The onset of the analysis breeds from the intrinsic nature of the elements: fire like water stands for fluidity, life and energy; whereas ice (frozen water) means stagnation, and numbness. The numbness of the Polar Artic regions exploration deepens paralell to the destructive powers of a primeval fire of warmth and comfort that the creature first discovers. The Victorian imagination kept both contraries apart, whereas the Romantic imagination strives to unite them.

Victor Frankestein’s creature will learn the benefits of fire in his being delivered into the world: the solace of warmth, nourishment and later, a social element that will bind him to the De Lacey’s family by providing them with winter fuel.

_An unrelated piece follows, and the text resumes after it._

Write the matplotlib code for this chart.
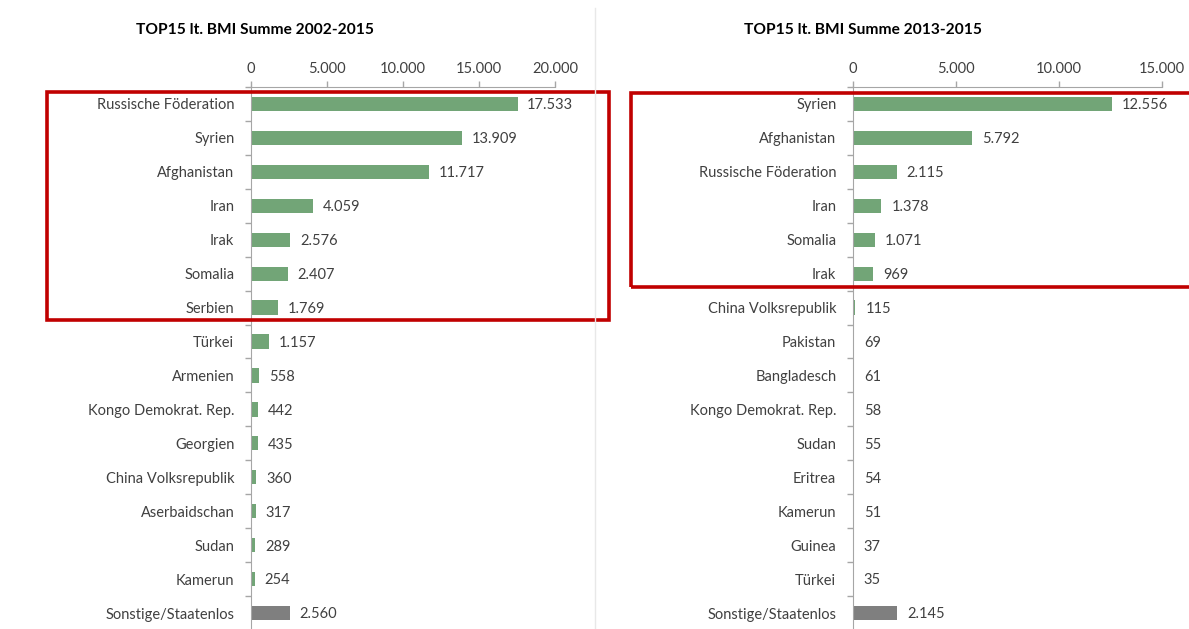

Yet, when the creature is rejected, the amiable aspects of fire will swerve into more destructive powers. Indeed, Griffin points to the ambivalent nature of fire quoting Bachelard“It shines in Paradise. It burns in Hell”. The creature will learn through his “Lockean” discovery of the world that fire can burn:

“(I”) was overcome with delight at the warmth I experienced from it. In my joy I thrust my hand into the live embers, but quickly drew it out again with a cry of pain. How strange, I thought, that the same cause should produce opposite effects!” (100 Penguin 1994)

Destruction and creation, darkness and light, fire and ice, death and life, Prometheus: thief and giver, constitute the dyads that furnish the imagery of the novel. The creature’s self-immolation in a pyre will constitute the acme of the union of fire and ice.